IBM Tivoli and Cisco Network Card User Manual


 
Chapter 2. Architecting the solution 23
The IEEE 802.1x standard addresses the need to authenticate the user or client
trying to connect to the particular network. Point-to-Point Protocol (PPP) can be
used in a basic dial-up scenario, but it limits the authentication process to
checking only user and password matching. The Extensible Authentication
Protocol (EAP) was designed to provide transport for other authentication
methods. EAP extends PPP as a framework for several different authentication
methods, such as challenge-response tokens and PKI certificates.
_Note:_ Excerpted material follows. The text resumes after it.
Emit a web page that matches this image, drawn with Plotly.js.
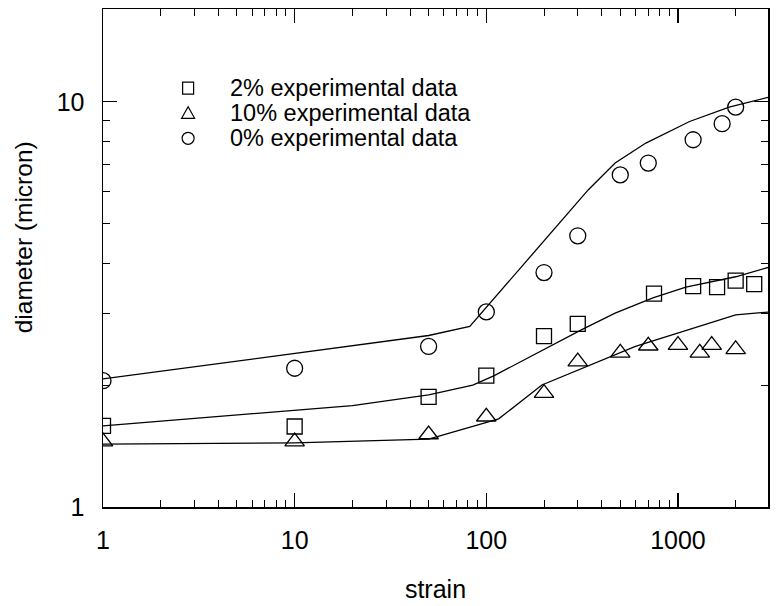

IEEE 802.1X introduces three terms:
Supplicant The user or device that wants to be authenticated and
connect to the network.
Authenticator The device responsible for mediation between client
and authentication server. Typically this is a RAS
server for EAP-over-PPP, or a wireless access point or
switch for EAP-over-LAN.
Authentication server The server performing authentication, typically a
RADIUS server.
IEEE 802.1x was introduced to enable users to use EAP in a consistent way, with
either dial-up or LAN connection. It defines the way an EAP message is
packaged in an Ethernet frame so there is no need for PPP-over-LAN overhead.
On the other hand, Cisco NAC is a posture-based Network Admission Control
solution that enables control of who connects to the network and whether the
client workstation is
healthy and complies with all required security policies.
The Cisco Layer 3 NAC solution implements proprietary extensions to EAP and
uses User Datagram Protocol (UDP) as the transport for EAP (EAP-over-UDP, or
EOU). In Cisco’s Layer 2 NAC offerings, EAP is transported over 802.1x.
Using Cisco terminology
The Cisco Trust Agent performs the role of the supplicant. It provides the
authenticator, which is a NAC-enabled Cisco device, with the client’s posture
statement. The communication is performed using the EAP-over-UDP or
EAP-over-802.1X protocol. On the network device, the EAP header is
repackaged into RADIUS and sent to the Cisco Secure ACS server (performing
the role of an authentication server).
The main difference between IEEE 802.1x and the Cisco implementation lies in
the authentication process:
With generic IEEE 802.1x, the EAP header carries only identity information,
and authentication is performed using credentials provided by the supplicant.